Olatz Barriuso-El Correo

El pasado 12 de octubre, Día de la Hispanidad, Ione Belarra, que llegó a ser ministra, proponía en X trasladar la fiesta nacional al 15-M para conmemorar algo «de lo que podamos estar orgullosas» y no «un genocidio». Al margen del ímpetu indigenista, llama la atención el énfasis en celebrar una efeméride que refleja como ninguna otra la decadencia imparable de Podemos y el abandono progresivo de aquellos indignados primigenios de Sol. Suena más bien a intento oportunista de rentabilizar el estallido en la calle del eterno problema de la vivienda, que amenaza ahora con teñir de desesperanza a toda una generación, una tentación que no es exclusiva de los menguantes morados. También Pedro Sánchez se ha apuntado al bombardeo populista al clamar contra una España «de propietarios ricos e inquilinos pobres». Cabe imaginar la angustia vital de quienes son ambas cosas a la vez al tenerse que encasillar en la posmoderna lucha de clases jaleada por el presidente.

Resultó por ello saludable escuchar ayer al jeltzale Aitor Esteban poner las cosas en su sitio y recordar que, entre tantas apelaciones vacuas a declarar la guerra a los fondos buitre o al ADN de Colón, los fríos números señalan que el 85% de las viviendas en alquiler pertenecen a pequeños propietarios individuales, el 97% en Euskadi. Parece claro, por lo tanto, que la cosa va de equilibrar la vieja ley de la oferta y la demanda y sacar pisos al mercado en lugar de poner el foco en ganarse el voto del inquilino oprimido por el capital.
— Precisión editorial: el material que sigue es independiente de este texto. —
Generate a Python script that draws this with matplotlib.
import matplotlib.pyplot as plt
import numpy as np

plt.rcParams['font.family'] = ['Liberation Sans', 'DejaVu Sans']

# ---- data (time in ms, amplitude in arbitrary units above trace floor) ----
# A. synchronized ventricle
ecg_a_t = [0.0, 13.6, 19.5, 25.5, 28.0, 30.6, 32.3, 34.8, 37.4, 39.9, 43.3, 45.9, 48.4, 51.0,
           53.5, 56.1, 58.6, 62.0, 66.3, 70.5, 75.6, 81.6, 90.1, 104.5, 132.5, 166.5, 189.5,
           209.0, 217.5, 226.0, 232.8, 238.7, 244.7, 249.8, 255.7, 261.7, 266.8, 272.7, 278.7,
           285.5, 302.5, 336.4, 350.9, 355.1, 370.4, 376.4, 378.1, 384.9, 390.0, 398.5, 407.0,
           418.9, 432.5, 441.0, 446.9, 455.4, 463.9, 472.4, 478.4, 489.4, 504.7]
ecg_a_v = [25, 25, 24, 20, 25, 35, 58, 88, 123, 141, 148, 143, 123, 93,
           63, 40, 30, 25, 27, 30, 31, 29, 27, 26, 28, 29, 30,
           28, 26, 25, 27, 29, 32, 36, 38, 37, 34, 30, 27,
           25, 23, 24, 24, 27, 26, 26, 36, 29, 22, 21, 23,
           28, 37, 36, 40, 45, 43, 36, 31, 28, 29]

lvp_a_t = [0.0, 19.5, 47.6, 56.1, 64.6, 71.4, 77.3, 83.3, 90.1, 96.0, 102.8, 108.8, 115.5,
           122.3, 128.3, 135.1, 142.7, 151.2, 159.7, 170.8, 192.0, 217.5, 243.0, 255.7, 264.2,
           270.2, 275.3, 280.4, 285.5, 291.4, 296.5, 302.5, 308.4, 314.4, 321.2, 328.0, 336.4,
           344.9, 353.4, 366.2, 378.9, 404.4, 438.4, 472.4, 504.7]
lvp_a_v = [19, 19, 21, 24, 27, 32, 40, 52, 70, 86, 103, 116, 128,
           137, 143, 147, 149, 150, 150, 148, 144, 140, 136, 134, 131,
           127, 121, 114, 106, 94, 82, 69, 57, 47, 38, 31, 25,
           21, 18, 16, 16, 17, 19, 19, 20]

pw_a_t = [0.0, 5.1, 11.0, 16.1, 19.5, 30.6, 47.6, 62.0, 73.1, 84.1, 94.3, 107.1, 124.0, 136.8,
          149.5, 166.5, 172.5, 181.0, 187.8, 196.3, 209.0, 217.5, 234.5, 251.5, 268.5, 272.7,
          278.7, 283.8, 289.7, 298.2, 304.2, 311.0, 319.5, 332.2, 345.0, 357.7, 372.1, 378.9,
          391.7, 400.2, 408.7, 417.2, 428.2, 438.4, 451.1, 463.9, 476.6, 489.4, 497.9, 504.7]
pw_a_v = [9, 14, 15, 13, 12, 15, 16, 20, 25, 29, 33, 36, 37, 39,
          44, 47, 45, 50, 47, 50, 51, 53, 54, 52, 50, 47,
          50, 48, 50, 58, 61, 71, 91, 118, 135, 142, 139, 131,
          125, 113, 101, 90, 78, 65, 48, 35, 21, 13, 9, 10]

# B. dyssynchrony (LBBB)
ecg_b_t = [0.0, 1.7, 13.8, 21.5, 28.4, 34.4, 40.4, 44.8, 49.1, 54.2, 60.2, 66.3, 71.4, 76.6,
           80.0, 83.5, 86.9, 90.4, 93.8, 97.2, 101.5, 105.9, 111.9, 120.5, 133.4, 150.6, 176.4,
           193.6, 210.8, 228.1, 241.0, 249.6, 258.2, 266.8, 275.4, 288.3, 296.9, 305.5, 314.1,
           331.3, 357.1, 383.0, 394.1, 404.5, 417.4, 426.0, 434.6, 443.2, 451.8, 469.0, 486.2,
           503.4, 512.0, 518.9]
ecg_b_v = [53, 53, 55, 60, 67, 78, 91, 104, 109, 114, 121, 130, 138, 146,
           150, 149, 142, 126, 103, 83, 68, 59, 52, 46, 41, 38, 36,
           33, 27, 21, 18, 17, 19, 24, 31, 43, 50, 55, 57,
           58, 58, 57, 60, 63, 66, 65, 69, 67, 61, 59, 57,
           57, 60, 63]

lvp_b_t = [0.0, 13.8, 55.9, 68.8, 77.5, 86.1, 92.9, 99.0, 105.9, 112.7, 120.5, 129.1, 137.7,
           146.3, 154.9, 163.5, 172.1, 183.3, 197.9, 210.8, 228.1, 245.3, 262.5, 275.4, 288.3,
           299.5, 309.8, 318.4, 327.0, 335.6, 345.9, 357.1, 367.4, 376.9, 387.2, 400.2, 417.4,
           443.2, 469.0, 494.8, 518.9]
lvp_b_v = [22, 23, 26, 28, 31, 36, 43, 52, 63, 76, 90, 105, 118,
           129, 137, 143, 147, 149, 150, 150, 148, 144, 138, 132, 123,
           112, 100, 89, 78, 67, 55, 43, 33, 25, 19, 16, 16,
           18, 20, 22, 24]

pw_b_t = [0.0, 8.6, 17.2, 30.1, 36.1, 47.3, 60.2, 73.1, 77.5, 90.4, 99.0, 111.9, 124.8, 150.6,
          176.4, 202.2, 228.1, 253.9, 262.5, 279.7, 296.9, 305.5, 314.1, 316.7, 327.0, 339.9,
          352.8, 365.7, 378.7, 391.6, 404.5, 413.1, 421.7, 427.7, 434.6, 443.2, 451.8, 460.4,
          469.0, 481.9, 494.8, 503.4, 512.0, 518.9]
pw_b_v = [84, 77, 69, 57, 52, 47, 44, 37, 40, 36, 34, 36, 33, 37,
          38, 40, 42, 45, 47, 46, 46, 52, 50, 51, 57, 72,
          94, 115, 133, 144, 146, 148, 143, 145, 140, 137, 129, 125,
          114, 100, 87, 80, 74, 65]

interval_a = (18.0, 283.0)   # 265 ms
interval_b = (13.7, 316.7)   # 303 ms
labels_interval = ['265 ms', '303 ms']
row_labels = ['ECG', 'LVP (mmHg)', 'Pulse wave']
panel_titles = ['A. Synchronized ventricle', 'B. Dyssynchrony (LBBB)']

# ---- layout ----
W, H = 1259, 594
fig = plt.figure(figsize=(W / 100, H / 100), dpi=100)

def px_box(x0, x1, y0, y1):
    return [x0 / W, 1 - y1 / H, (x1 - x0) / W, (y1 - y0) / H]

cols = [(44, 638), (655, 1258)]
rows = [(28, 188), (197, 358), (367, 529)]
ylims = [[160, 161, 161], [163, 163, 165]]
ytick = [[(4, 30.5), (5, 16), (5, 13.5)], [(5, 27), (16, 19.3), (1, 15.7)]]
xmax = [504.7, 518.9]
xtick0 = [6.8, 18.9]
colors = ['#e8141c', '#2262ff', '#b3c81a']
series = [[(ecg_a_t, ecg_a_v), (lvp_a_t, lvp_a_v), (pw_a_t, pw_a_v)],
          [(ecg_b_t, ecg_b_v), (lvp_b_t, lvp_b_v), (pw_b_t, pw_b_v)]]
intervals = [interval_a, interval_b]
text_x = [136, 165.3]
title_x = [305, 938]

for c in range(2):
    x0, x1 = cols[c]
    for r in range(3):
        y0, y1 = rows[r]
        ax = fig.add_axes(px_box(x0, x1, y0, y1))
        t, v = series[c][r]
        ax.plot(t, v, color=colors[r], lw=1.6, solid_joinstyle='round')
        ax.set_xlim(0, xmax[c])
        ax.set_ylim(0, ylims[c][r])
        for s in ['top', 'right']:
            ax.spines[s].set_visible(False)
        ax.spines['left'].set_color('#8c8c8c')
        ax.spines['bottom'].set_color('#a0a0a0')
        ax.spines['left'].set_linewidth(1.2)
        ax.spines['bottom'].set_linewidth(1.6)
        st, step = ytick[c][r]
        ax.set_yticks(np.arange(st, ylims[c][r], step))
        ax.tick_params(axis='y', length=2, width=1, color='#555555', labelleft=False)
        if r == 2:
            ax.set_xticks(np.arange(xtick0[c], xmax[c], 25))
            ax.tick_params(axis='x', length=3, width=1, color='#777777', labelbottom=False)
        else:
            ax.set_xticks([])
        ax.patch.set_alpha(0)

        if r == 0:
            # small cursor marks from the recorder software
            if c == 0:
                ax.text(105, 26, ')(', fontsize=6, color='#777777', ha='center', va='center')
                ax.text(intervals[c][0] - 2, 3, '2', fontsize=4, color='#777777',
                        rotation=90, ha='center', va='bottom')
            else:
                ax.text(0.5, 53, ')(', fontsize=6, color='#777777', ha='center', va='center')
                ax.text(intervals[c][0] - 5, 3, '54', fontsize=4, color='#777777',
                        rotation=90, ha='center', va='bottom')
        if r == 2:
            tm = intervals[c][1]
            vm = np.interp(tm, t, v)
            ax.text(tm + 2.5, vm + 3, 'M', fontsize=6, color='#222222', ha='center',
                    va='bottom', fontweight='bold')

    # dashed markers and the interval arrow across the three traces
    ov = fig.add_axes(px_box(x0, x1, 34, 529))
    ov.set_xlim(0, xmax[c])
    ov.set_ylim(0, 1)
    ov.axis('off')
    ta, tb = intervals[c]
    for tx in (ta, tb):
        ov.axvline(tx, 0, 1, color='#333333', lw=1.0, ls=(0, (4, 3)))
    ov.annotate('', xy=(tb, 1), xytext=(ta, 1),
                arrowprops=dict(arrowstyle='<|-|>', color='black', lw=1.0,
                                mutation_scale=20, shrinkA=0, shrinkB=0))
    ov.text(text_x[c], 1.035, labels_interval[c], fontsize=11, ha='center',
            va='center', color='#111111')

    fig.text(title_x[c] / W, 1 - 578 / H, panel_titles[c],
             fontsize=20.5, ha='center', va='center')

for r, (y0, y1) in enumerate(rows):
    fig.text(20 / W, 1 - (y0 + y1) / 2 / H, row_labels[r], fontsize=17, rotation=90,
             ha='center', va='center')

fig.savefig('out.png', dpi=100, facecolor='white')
Los problemas llegan cuando toca plasmar las ideas en mayorías. El bloquismo y la dicotomía entre buenos y malos han gangrenado hasta tal punto la autopercepción de los propios partidos –especialmente en la escena vasca, donde las tres fuerzas mayoritarias apoyan en Madrid al Ejecutivo de Sánchez– que una cosa es despacharse a gusto en los plenos de control y otra dar la vuelta a las leyes, o incluso a los gobiernos, por la fuerza de la aritmética. Para el PNV resultó un alivio, de hecho, que Junts decidiera tumbar a última hora la ley para endurecer los alquileres de temporada, avalada por Sumar. De lo contrario, se habría visto en la necesidad de hacer de tripas corazón y votar a favor para salvar la cara al Gobierno. Incluso, ha llegado a verbalizar la advertencia a Sánchez para que mejor se esté quieto y no proponga nada, mucho menos veleidades izquierdistas, porque así es más fácil apoyarle.

En ese naufragio de la representatividad real de las ideologías se explica mejor la trasmutación del Presupuesto –en principio, la ley troncal que decide el reparto del dinero público– en salvoconducto político para «garantizarse» la legislatura. Las Cuentas, esas que el PP se teme que van a salir adelante, dejan así de ser un instrumento para redistribuir la riqueza común de acuerdo a unas políticas, o incluso un termómetro del apoyo real al Gobierno, y se convierten en un carísimo escudo, en un parapeto negociado a precio de oro en el bazar del Congreso para ponerse a cubierto del inclemente pedrisco –la inédita imputación del fiscal general, los tejemanejes de Ábalos, los pagos políticos a Bildu, el naufragio de la estrategia para neutralizar el ‘caso Begoña’– y seguir a toda costa en el poder. Caiga quien caiga.